**Dataset records**
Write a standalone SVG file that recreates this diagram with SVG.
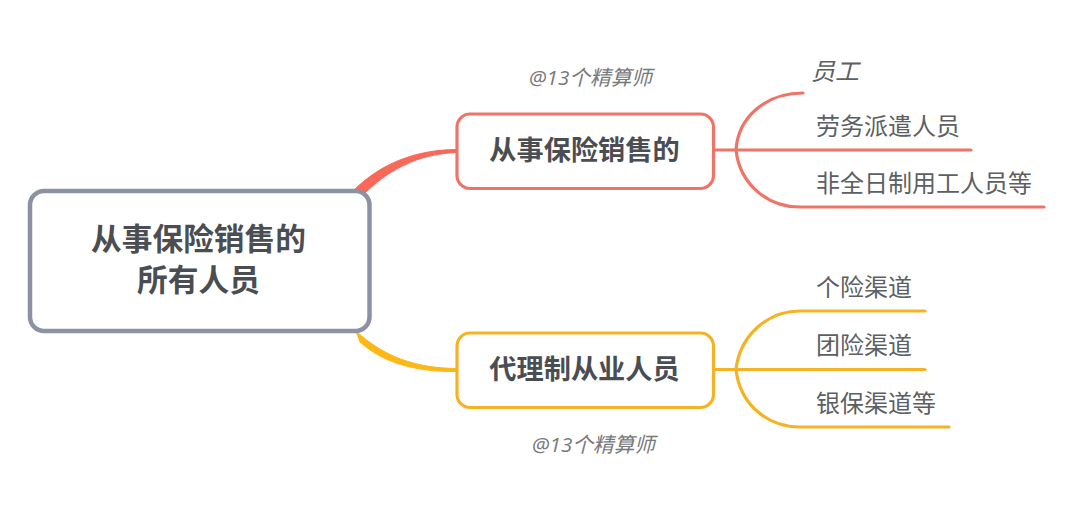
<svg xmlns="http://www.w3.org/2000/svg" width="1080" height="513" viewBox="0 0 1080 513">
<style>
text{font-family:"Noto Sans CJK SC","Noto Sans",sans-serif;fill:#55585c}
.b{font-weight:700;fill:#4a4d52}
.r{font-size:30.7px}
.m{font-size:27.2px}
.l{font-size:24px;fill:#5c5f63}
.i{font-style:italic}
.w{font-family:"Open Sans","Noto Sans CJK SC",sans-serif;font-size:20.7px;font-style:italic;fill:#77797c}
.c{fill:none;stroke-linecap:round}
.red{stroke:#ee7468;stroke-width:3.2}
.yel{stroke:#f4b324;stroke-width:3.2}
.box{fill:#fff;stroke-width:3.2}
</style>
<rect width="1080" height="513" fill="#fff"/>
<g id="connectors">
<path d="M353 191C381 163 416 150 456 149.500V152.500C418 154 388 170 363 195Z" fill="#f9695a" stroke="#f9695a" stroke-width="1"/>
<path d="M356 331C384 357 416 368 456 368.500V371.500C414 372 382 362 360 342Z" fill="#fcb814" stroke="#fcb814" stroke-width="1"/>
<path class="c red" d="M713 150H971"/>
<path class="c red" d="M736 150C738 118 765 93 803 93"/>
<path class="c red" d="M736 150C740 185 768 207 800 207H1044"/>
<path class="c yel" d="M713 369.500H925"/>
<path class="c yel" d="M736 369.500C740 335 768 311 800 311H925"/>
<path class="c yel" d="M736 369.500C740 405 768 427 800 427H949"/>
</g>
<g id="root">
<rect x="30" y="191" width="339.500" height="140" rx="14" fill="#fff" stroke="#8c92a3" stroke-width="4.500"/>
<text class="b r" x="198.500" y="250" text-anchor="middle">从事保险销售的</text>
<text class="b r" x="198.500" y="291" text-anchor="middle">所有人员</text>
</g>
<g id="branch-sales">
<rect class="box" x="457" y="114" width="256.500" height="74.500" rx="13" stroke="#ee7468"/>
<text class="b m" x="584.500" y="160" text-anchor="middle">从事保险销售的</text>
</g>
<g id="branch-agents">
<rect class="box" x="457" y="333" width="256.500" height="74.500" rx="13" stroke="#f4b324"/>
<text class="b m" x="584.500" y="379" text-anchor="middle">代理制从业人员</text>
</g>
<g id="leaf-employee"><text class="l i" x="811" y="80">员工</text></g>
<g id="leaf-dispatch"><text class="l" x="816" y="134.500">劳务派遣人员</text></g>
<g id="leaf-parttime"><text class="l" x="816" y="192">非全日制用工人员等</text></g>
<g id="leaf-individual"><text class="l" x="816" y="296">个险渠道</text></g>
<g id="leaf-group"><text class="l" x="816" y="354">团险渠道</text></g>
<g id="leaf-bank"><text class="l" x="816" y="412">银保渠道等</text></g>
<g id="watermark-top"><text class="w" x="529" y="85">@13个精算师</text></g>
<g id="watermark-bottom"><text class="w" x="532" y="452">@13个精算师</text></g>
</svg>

...

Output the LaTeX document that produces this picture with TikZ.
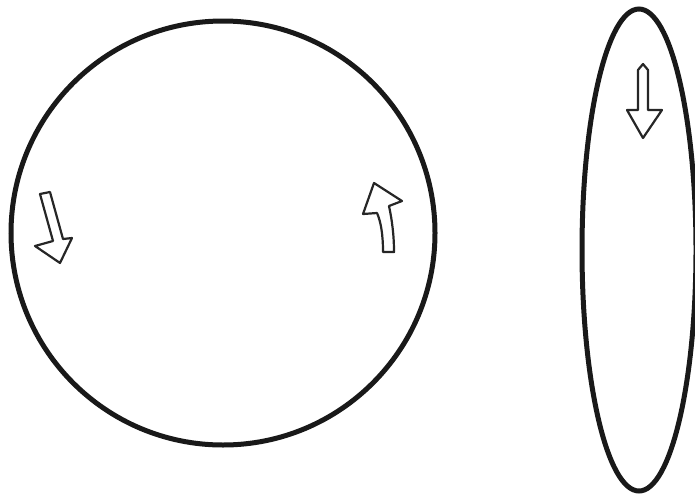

* * *

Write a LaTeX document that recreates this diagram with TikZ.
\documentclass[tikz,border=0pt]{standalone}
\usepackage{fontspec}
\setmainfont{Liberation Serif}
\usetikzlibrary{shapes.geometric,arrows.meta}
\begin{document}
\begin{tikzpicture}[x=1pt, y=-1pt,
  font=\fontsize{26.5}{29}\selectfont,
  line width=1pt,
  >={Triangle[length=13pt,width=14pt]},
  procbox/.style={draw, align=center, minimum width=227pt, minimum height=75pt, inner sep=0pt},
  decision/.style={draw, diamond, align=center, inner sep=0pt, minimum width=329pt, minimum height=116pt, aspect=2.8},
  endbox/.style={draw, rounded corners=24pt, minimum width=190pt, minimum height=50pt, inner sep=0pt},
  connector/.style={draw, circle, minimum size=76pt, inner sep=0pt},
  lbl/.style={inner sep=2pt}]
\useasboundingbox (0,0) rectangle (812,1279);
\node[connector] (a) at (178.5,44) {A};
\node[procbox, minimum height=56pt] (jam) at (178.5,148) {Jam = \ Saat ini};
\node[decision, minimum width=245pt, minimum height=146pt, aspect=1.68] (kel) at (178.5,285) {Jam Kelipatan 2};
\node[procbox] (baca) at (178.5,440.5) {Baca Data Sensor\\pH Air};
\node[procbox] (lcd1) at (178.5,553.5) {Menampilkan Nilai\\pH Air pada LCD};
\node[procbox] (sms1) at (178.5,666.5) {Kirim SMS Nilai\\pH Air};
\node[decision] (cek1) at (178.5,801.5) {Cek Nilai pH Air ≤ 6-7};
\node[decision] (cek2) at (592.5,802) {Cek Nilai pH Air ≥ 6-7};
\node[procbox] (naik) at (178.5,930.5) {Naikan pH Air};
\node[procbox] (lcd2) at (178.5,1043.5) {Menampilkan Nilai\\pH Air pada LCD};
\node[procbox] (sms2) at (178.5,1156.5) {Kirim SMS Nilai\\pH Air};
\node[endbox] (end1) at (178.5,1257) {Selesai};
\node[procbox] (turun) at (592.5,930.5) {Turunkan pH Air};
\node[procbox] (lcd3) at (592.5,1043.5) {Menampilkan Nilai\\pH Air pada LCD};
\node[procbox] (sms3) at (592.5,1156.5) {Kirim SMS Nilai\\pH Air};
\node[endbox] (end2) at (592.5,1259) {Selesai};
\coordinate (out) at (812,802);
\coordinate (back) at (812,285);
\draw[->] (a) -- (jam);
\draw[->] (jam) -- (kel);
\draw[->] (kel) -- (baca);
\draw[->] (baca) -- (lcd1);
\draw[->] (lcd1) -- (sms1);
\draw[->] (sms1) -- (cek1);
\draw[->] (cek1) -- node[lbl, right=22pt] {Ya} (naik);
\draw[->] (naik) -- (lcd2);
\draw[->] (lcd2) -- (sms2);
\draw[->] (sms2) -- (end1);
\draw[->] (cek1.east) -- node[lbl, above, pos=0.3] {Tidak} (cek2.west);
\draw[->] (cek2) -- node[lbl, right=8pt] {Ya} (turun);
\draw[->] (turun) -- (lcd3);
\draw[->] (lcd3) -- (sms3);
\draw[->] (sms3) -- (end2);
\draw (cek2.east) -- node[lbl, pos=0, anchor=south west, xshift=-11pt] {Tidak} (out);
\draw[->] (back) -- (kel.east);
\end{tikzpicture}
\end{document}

**Problem to work on**
How many lines of the listing above include the word "Write"? State the number and nothing else.

**Full answer**
2